Wet en bestuur en toezicht rechtspersonen (WBTR)
Een hoop hassle waar al heel veel over is geschreven, maar wat is nu de kern van de Wet bestuur en toezicht rechtspersonen (WBTR)? Allereerst geldt de WBTR alleen voor formele verenigingen. Als de statuten niet in een notariële akte zijn opgenomen (de informele vereniging) dan verandert er nu niets. Daarmee kunnen alle buurtverenigingen en het merendeel van de recreatieve clubjes opgelucht ademhalen.
Met de komst van de WBTR wordt het rechtspersonenrecht geharmoniseerd. Wat al langere tijd gold voor de NV en de BV wordt nu ook van toepassing op de vereniging, stichting, coöperatie en de onderlinge waarborgmaatschappij. Denk dan met name aan de behoorlijke taakvervulling en de daarmee samenhangende bestuurders/commissaris aansprakelijkheid.

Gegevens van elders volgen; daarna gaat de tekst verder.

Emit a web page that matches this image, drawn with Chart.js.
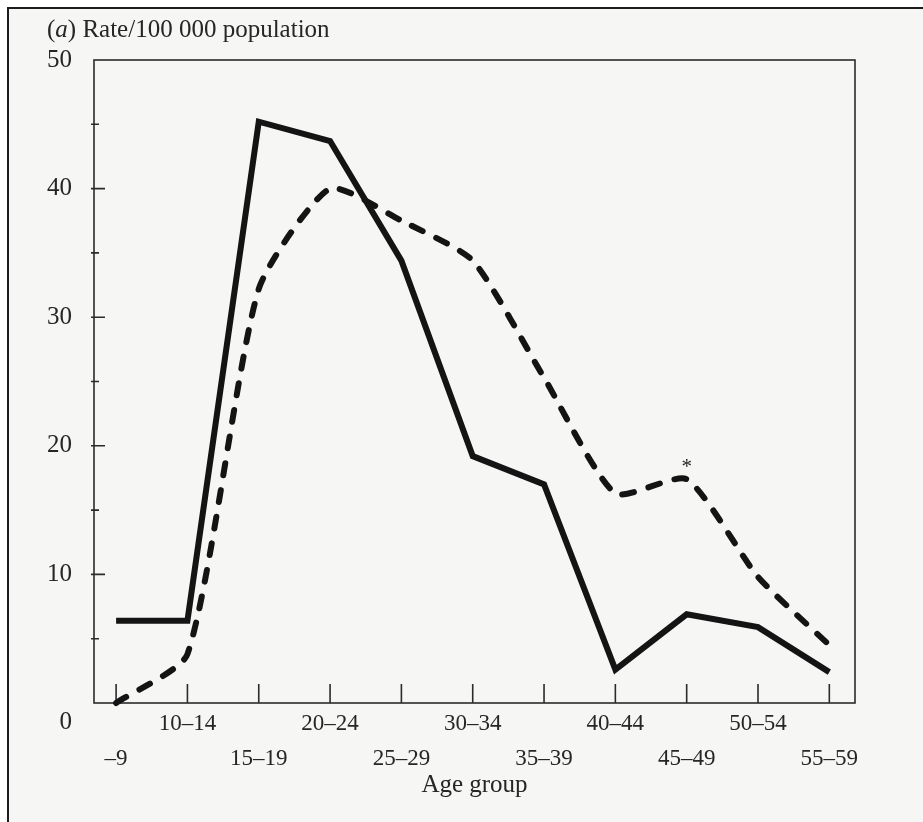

Een overzicht van de belangrijkste wijzigingen.
Tegenstrijdig belang
Er is een tegenstrijdig belang regeling ingevoerd die ziet op de besluitvorming. Indien een bestuurder een persoonlijk tegenstrijdig belang heeft met de rechtspersoon dan moet hij zich van beraadslaging en besluitvorming onthouden. Het besluit kan dan wel worden genomen door de overige bestuurders. Zijn die er niet of hebben zij ook allemaal een tegenstrijdig belang, dan wordt het besluit genomen door de Raad van Commissarissen. Is er geen Raad of zijn ook zij geconflicteerd dan blijft het bestuur bevoegd en moet hij het besluit en de overwegingen die daaraan ten grondslag liggen schriftelijk vastleggen. Een tegenstrijdig belang van een bestuurslid doet verder niets af aan de vertegenwoordigingsbevoegdheid. De bestuurder kan het besluit dus gewoon uitvoeren.
In sommige oude statuten staat nog wel eens opgenomen dat de Raad van Toezicht bevoegd is om de rechtspersoon te vertegenwoordigen indien het bestuur een tegenstrijdig belang heeft. Deze bepaling is niet geldig! Let daar op want deze tegenstrijdig belang regeling is per 1 juli 2021 van kracht, ongeacht of de nieuwe wet al in de statuten is verwerkt.
Belet en ontstentenis
In de statuten moet een belet- en ontstentenisregeling worden opgenomen. Dat houdt in dat er situaties worden omschreven in welke gevallen het bestuur met belet is (kortdurend en tijdelijk) of dat er sprake is van ontstentenis (definitief) en wie er in dat geval bevoegd is om de bestuurstaken over te nemen.
Meervoudig stemrecht
Er gelden aangepaste regels voor het meervoudig stemrecht. Een bestuurslid kan nooit meer stemmen uitbrengen dan de overige leden tezamen. Deze wijziging bevordert een eerlijke besluitvorming en verhindert bestuurders met doorslaggevende zeggenschap (verkapte veto’s).
Monistisch bestuursmodel
Het bestuur kan een one-tier board model hebben. Er is dan geen traditionele scheiding tussen het bestuur en een RvC (two-tier), maar dan bestaat het bestuur uit uitvoerend bestuurders (UBS) en niet-uitvoerend bestuurders (NUBS). De collectieve aansprakelijkheid is dan direct een aandachtspunt, om die reden zijn er ook onderlinge taakverdelingen mogelijk.
Raad van Commissarissen
Tot slot volgt er een wettelijke basis voor het instellen van een Raad van Commissarissen / Raad van toezicht. Veel stichtingen (in het semi-publieke domein) hadden dat al in hun statuten staan, nu is het wettelijk verankerd. Ook de bestuurdersaansprakelijkheidsregels zijn op de Raad van toepassing.
Overgangsrecht
Voor de hiervoor genoemde wijziging geldt een overgangsperiode van vijf jaar. Binnen die tijd moeten de statuten in ieder geval zijn aangepast. Volgt er een tussentijdse aanpassing dan zal de notaris bij die eerst volgende statutenwijziging de statuten in lijn brengen met de WBTR. Inmiddels is bekend geworden dat de regels voor het monistisch model en de belet- en ontstentenisregeling uitgesteld in werking zullen treden.
Tot zover geen aanleiding tot paniek, wel redenen om alert te zijn.